*INSTRUCTIONS TO FOLLOW*: Retype the opening lines of the data exactly, stopping after the line that contains "y_g1 = [9.98, 8.76, 7.50, 6.48, 5.72, 5.13, 4.63]". Skip every picture.
-- START RECORD EXTRACTS --
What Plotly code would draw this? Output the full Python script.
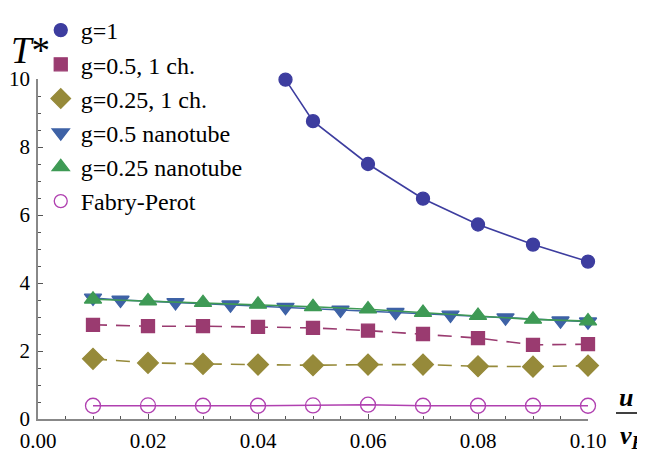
import plotly.graph_objects as go

x_g1 = [0.045, 0.05, 0.06, 0.07, 0.08, 0.09, 0.10]
y_g1 = [9.98, 8.76, 7.50, 6.48, 5.72, 5.13, 4.63]

x_ch = [0.01, 0.02, 0.03, 0.04, 0.05, 0.06, 0.07, 0.08, 0.09, 0.10]
y_g05_ch = [2.77, 2.73, 2.73, 2.71, 2.68, 2.60, 2.50, 2.38, 2.18, 2.20]
y_g025_ch = [1.77, 1.65, 1.62, 1.60, 1.58, 1.60, 1.60, 1.55, 1.54, 1.57]

x_nt05 = [0.01, 0.015, 0.025, 0.035, 0.045, 0.055, 0.065, 0.075, 0.085, 0.095, 0.10]
y_nt05 = [3.56, 3.50, 3.43, 3.36, 3.29, 3.21, 3.14, 3.06, 2.98, 2.89, 2.86]

x_nt025 = [0.01, 0.02, 0.03, 0.04, 0.05, 0.06, 0.07, 0.08, 0.09, 0.10]
y_nt025 = [3.52, 3.47, 3.42, 3.37, 3.30, 3.23, 3.13, 3.04, 2.93, 2.88]

x_fp = [0.01, 0.02, 0.03, 0.04, 0.05, 0.06, 0.07, 0.08, 0.09, 0.10]
y_fp = [0.39, 0.40, 0.39, 0.39, 0.40, 0.42, 0.39, 0.39, 0.39, 0.39]

names = ["g=1", "g=0.5, 1 ch.", "g=0.25, 1 ch.", "g=0.5 nanotube", "g=0.25 nanotube", "Fabry-Perot"]
colors = ["#3D3D9F", "#9A3B70", "#968A3A", "#3E62A6", "#3E9A55", "#B040B0"]

serif = "Liberation Serif"
fig = go.Figure()

def data_trace(x, y, color, symbol, size, dash, line_w=1.6):
    marker = dict(color=color, symbol=symbol, size=size, line=dict(color=color, width=1.3))
    fig.add_trace(go.Scatter(x=x, y=y, mode="lines+markers", showlegend=False,
                             line=dict(color=color, width=line_w, dash=dash),
                             marker=marker, cliponaxis=False))

data_trace(x_fp, y_fp, colors[5], "circle-open", 15, "solid")
data_trace(x_ch, y_g025_ch, colors[2], "diamond", 16, "14px,9px")
data_trace(x_ch, y_g05_ch, colors[1], "square", 13, "14px,9px")
data_trace(x_nt05, y_nt05, colors[3], "triangle-down", 15, "solid")
data_trace(x_nt025, y_nt025, colors[4], "triangle-up", 15, "solid")
data_trace(x_g1, y_g1, colors[0], "circle", 13, "solid")

leg_symbols = ["circle", "square", "diamond", "triangle-down", "triangle-up", "circle-open"]
leg_sizes = [13, 13, 15, 15, 15, 13]
for i, (n, c, s, sz) in enumerate(zip(names, colors, leg_symbols, leg_sizes)):
    fig.add_trace(go.Scatter(x=[None], y=[None], mode="markers", name=n,
                             marker=dict(color=c, symbol=s, size=sz,
                                         line=dict(color=c, width=1.3))))

axis_common = dict(showgrid=False, zeroline=False, showline=True,
                   linecolor="#888888", linewidth=1.5, ticks="inside",
                   ticklen=5, tickcolor="#555555", tickwidth=1,
                   tickfont=dict(family=serif, size=21, color="black"),
                   minor=dict(ticks="inside", ticklen=3, tickcolor="#555555", tickwidth=1))

fig.update_xaxes(range=[0, 0.1], tickvals=[0, 0.02, 0.04, 0.06, 0.08, 0.10],
                 ticktext=["0.00", "0.02", "0.04", "0.06", "0.08", "0.10"],
                 minor_dtick=0.005, ticklabelstandoff=2, **axis_common)
fig.update_yaxes(range=[0, 10], tickvals=[0, 2, 4, 6, 8, 10],
                 ticktext=["0", "2", "4", "6", "8", "10"],
                 minor_dtick=0.5, ticklabelstandoff=2, **axis_common)

# the page body adds an 8px offset, so the figure is laid out 8px smaller
fig.update_layout(
    width=637, height=442,
    margin=dict(l=30, r=57, t=71, b=31, autoexpand=False),
    plot_bgcolor="white", paper_bgcolor="white",
    font=dict(family=serif, color="black"),
    legend=dict(x=0.005, y=1.0 + 71 / 340, xanchor="left", yanchor="top",
                font=dict(family=serif, size=24, color="black"),
                bgcolor="rgba(0,0,0,0)", tracegroupgap=0, itemwidth=30),
    annotations=[
        dict(text="<i>T</i>*", xref="paper", yref="paper",
             x=(9 - 38) / 550, y=(419 - 50) / 340, xanchor="left", yanchor="middle",
             showarrow=False, font=dict(family=serif, size=37, color="black")),
        dict(text="<b><i>u</i></b>", xref="paper", yref="paper",
             x=(626 - 38) / 550, y=(419 - 397) / 340, xanchor="center", yanchor="middle",
             showarrow=False, font=dict(family=serif, size=26, color="black")),
        dict(text="<b><i>v</i></b><sub><b><i>F</i></b></sub>", xref="paper", yref="paper",
             x=(632 - 38) / 550, y=(419 - 437) / 340, xanchor="center", yanchor="middle",
             showarrow=False, font=dict(family=serif, size=26, color="black")),
    ],
    shapes=[dict(type="line", xref="paper", yref="paper",
                 x0=(616 - 38) / 550, x1=(645 - 38) / 550,
                 y0=(419 - 413) / 340, y1=(419 - 413) / 340,
                 line=dict(color="black", width=1.5))],
)

fig.write_html("out.html")
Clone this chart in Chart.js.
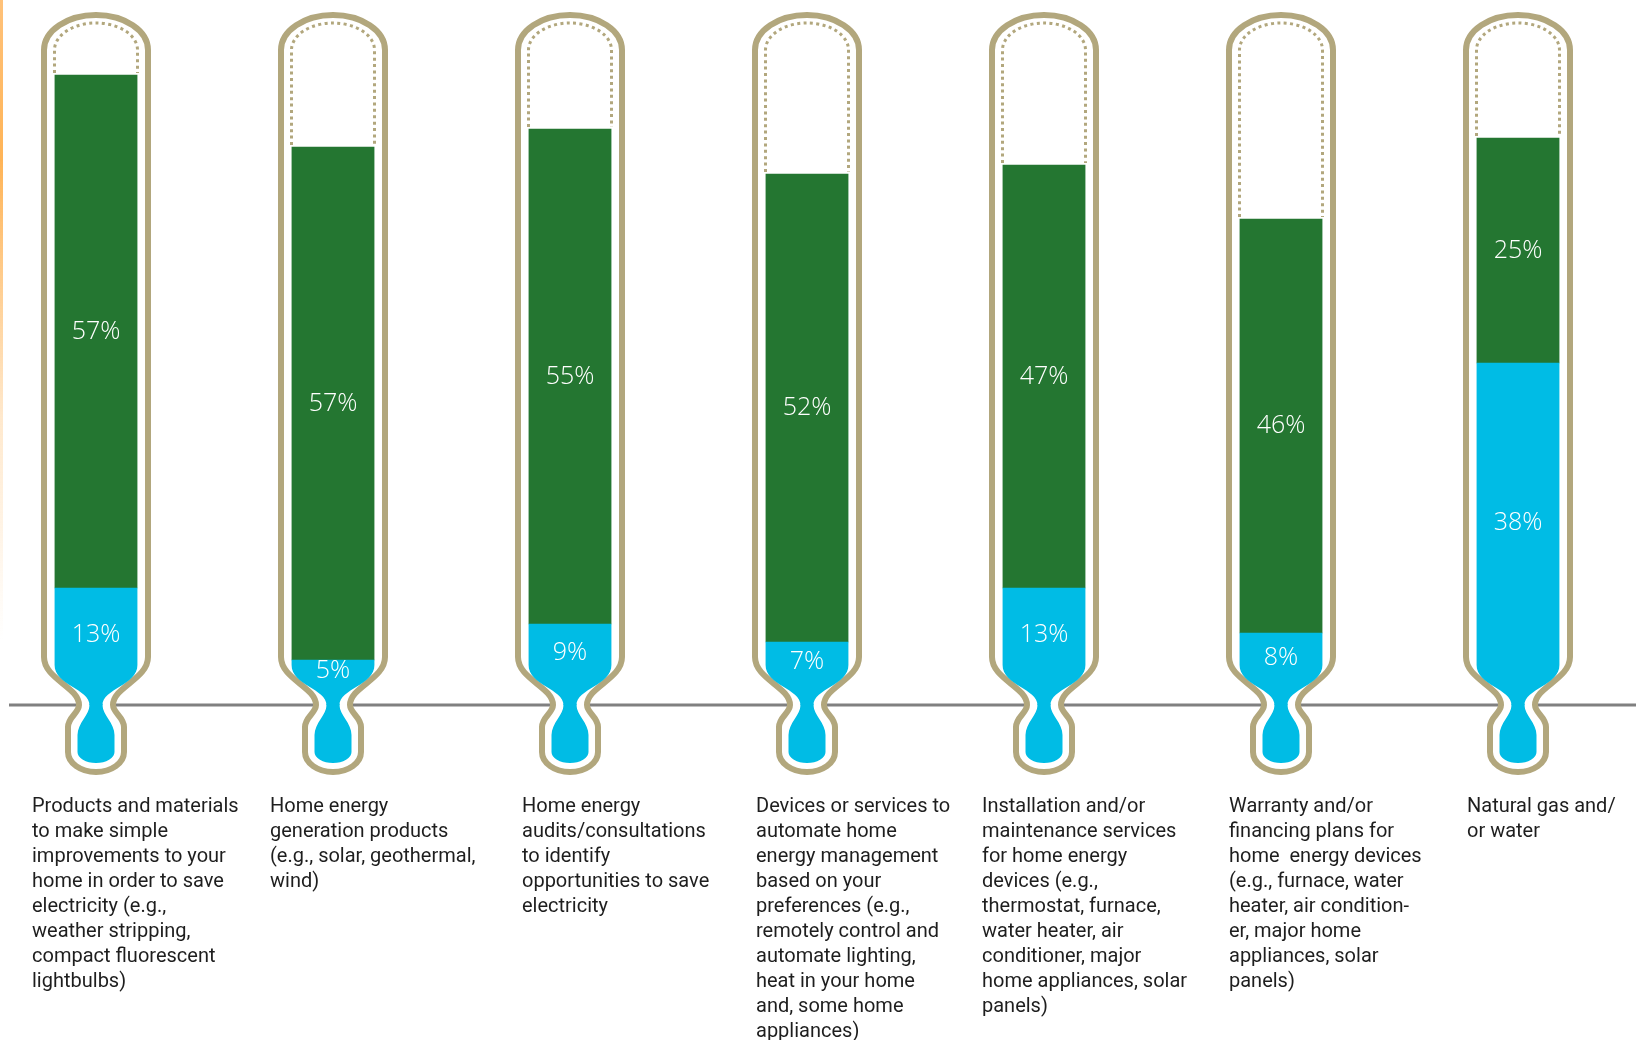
-- END RECORD EXTRACTS --
*EXERCISE OUTPUT*:
What Plotly code would draw this? Output the full Python script.
import plotly.graph_objects as go

x_g1 = [0.045, 0.05, 0.06, 0.07, 0.08, 0.09, 0.10]
y_g1 = [9.98, 8.76, 7.50, 6.48, 5.72, 5.13, 4.63]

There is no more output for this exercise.